That leaves "but we'll have too many stores," although nobody can define what the right amount of stores are except for the free market - stores that fill customer needs will survive, and if they don't, they won't. What does that mean for the state? It means that it will collect more license fees, more business taxes, more sales taxes, and more excise tax and of course, more people will have to be working because all those stores don't exist since they can't all be current existing stores. So according to the pro-State Store folks, using their weak logic, amounts collected have to be greater than the current amount because more is being sold at a higher price.

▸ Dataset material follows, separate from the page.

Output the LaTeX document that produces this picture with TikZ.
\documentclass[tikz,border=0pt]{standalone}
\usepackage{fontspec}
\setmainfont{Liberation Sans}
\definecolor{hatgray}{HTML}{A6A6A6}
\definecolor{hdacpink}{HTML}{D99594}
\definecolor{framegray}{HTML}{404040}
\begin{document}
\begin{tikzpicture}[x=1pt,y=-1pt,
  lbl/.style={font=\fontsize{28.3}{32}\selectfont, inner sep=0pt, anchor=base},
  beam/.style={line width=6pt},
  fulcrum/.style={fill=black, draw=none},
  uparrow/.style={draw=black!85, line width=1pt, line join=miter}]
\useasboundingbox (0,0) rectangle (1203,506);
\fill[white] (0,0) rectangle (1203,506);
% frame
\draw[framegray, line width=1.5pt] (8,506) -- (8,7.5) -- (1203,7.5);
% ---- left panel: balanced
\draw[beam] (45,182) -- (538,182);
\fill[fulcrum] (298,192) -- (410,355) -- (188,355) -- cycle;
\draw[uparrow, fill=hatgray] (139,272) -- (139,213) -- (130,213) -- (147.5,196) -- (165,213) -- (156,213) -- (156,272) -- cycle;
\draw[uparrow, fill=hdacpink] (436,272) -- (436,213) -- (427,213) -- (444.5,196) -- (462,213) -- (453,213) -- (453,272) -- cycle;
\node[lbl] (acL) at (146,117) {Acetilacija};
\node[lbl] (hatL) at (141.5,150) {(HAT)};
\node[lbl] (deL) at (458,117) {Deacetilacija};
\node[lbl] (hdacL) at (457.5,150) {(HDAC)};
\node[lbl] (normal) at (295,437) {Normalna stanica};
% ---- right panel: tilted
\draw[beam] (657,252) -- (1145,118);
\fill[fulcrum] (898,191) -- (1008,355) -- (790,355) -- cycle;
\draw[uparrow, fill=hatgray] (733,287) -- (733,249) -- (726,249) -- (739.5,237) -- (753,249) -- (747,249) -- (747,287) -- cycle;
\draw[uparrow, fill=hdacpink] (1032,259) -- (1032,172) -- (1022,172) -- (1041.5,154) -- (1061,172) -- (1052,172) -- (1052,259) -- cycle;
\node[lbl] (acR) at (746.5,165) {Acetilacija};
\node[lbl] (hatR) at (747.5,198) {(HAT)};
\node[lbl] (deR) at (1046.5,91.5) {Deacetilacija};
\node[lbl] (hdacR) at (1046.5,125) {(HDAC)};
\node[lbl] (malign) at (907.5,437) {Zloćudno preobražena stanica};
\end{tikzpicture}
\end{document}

We know sales will go up because they have elsewhere. PA isn't going to be special in that regard. Will they go up 44% like the favorite CDC report the UFCW uses - doubtful since they haven't anywhere else. Will they eventually get up to the national norm? Probably, if they open more stores than the relatively small amount called for in HB 466 or Senator Wagner's proposed bill.

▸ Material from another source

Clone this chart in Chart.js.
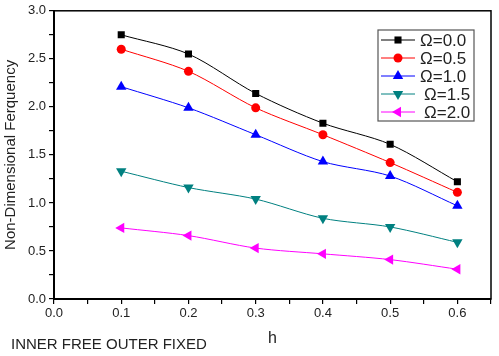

In the only recent example of privatization of a control state, total sales in Washington went up about 15%; 8-9% internally and 7% went out of the state, the increase in border bleed. Adding 27% in new fees probably had a lot to do with the increase in border bleed, so the lesson for PA is don't do that. Let's pick a reasonable number for how much prices may go up -- say 5% -- and let's stick with a 15% increase in sales. I think that will be a little low since we will be privatizing both wine and spirits while Washington only did spirits but I'll stick with it since it is a real number. That means the total sales will be about $465 million more than they were last year, or an increase of about $116 million in just tax revenue not counting all the other stuff, or pretty much a zero net in terms of liquor revenue but a larger gain in overall economic activity.
Border bleed will probably stay close to what is is because greater convenience will cause people to buy locally and the slight price increase won't change the buying habits of too many. But then you have all the new employees working, delivering to bars and restaurants, more distributors with new warehouses, new superstores being built where none exist today. All of that adds to the economy too, and all of that is something the PLCB won't provide; can't provide.

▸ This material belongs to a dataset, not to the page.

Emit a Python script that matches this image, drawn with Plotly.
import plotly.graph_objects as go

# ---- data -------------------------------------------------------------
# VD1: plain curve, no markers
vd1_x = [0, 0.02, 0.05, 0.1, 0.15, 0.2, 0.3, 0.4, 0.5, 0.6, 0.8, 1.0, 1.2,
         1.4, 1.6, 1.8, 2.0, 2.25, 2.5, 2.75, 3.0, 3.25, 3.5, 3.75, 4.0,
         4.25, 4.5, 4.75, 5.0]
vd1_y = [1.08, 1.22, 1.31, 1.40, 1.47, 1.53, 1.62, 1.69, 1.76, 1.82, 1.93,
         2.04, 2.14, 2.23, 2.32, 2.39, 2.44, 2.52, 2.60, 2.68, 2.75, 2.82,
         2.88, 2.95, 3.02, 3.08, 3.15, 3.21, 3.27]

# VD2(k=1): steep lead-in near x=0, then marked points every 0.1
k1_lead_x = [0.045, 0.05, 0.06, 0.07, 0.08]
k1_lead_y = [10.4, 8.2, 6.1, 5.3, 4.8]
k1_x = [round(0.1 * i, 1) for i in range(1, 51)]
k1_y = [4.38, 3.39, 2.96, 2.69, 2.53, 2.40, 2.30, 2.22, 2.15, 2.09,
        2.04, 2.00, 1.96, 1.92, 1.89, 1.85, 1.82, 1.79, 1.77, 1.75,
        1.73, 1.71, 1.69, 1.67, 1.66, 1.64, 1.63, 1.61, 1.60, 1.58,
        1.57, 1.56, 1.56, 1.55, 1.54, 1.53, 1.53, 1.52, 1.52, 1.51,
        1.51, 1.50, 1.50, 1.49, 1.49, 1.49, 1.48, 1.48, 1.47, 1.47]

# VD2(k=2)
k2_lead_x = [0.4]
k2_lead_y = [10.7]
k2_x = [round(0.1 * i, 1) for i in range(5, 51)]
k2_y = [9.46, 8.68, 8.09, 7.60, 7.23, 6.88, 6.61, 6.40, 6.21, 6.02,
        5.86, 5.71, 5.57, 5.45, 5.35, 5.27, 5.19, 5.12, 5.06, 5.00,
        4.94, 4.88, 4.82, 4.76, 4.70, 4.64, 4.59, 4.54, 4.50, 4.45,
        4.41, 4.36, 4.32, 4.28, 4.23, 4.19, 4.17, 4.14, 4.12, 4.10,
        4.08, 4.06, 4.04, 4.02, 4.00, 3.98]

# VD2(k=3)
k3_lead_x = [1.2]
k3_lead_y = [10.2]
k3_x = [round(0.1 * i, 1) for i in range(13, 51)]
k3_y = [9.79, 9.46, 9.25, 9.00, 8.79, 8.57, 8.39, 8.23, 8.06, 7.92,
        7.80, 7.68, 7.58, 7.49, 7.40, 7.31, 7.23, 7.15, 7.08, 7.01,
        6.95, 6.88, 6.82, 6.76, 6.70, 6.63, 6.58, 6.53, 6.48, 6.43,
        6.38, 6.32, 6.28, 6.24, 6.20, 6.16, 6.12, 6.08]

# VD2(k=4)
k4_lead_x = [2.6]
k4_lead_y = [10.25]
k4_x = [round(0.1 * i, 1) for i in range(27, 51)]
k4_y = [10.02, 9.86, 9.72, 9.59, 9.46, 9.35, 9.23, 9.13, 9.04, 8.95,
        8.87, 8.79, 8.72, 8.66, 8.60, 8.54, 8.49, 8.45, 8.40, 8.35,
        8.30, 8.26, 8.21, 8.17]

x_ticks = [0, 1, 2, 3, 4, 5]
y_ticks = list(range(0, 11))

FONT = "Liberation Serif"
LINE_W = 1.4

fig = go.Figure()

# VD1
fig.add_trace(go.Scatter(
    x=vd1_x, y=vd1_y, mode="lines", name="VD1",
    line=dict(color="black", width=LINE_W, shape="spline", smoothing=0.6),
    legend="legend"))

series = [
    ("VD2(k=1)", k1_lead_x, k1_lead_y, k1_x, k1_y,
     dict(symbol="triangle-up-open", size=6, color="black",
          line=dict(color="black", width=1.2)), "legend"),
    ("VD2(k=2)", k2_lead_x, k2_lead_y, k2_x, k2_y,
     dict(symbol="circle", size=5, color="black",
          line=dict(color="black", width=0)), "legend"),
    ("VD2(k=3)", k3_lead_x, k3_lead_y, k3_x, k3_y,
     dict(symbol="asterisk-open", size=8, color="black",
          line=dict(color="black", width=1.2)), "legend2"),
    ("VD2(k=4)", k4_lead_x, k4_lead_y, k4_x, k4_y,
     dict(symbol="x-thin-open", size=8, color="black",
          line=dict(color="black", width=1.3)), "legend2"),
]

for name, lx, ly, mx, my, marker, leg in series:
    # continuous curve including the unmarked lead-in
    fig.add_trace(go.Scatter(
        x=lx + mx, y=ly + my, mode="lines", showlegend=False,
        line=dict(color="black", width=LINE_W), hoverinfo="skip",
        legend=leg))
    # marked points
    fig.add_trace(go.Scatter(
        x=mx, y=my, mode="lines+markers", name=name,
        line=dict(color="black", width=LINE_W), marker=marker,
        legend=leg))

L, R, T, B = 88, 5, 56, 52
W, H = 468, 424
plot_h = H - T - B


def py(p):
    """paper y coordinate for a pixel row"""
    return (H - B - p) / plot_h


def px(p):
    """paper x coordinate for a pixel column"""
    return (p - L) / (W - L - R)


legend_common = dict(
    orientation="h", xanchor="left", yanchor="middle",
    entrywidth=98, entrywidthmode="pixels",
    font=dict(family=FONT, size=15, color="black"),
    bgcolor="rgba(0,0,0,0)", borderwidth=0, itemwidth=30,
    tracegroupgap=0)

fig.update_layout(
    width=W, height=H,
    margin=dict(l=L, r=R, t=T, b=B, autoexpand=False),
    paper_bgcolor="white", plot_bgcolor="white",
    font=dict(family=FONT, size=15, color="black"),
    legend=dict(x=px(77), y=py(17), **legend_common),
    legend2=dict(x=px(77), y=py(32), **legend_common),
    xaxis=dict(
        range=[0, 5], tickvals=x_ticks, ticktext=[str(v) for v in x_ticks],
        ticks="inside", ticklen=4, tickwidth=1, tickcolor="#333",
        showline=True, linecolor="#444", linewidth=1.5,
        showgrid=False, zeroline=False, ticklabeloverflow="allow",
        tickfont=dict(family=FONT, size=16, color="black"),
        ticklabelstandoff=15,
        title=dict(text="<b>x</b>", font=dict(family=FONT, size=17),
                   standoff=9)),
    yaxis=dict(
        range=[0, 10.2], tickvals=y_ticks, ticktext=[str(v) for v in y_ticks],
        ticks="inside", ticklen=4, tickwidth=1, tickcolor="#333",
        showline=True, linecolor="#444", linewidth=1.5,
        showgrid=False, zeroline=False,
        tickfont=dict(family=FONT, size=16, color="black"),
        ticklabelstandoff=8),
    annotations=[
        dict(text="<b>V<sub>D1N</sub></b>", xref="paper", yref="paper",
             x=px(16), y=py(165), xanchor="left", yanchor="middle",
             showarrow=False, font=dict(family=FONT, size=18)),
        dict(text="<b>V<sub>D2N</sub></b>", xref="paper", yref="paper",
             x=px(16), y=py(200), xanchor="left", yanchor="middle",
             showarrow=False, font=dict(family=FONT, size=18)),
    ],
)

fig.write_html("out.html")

There's a sub-argument that private stores can't survive on the wholesale and retail markup of 30% like the state stores do. Bullshit. The PLCB doesn't survive on only 30%, they currently have an effective 45.2% markup (Gross Revenue From Sales divided by COGS), and they get there with all sorts of hidden fees and charges generally unknown to the buying public while all the while saying the markup is only 30%. They lie. The 5% increase I mentioned above would move that to just over 50% and lots of businesses would love to have that or even the 45.2% effective rate the PLCB has now.
Now let's say - horror of horrors - that prices actually decline. Lower prices increase demand which means more workers are required to fill that demand, which means more product is being sold which means that more sales tax is being collected. The excise tax collection will go up too. Lower prices will decrease border bleed as competition and convenience cause more people to buy locally; as it will be is easier and/or cheaper or both. That causes sales to rise even more. There might even be an increase in out of state buyers that come into PA to buy. So where do we end up? Ahead of where we are now that's for sure. Ahead in jobs, ahead in tax collection, ahead in license fees, ahead in business taxes, ahead in income taxes, ahead in paying less future pension debt, ahead in convenience and ahead in consumer satisfaction.
Don't listen to him Tim and Skip - he's talking that crazy talk! |
I vote for normality, not monopoly. Dump the system and move Pennsylvania back to normal.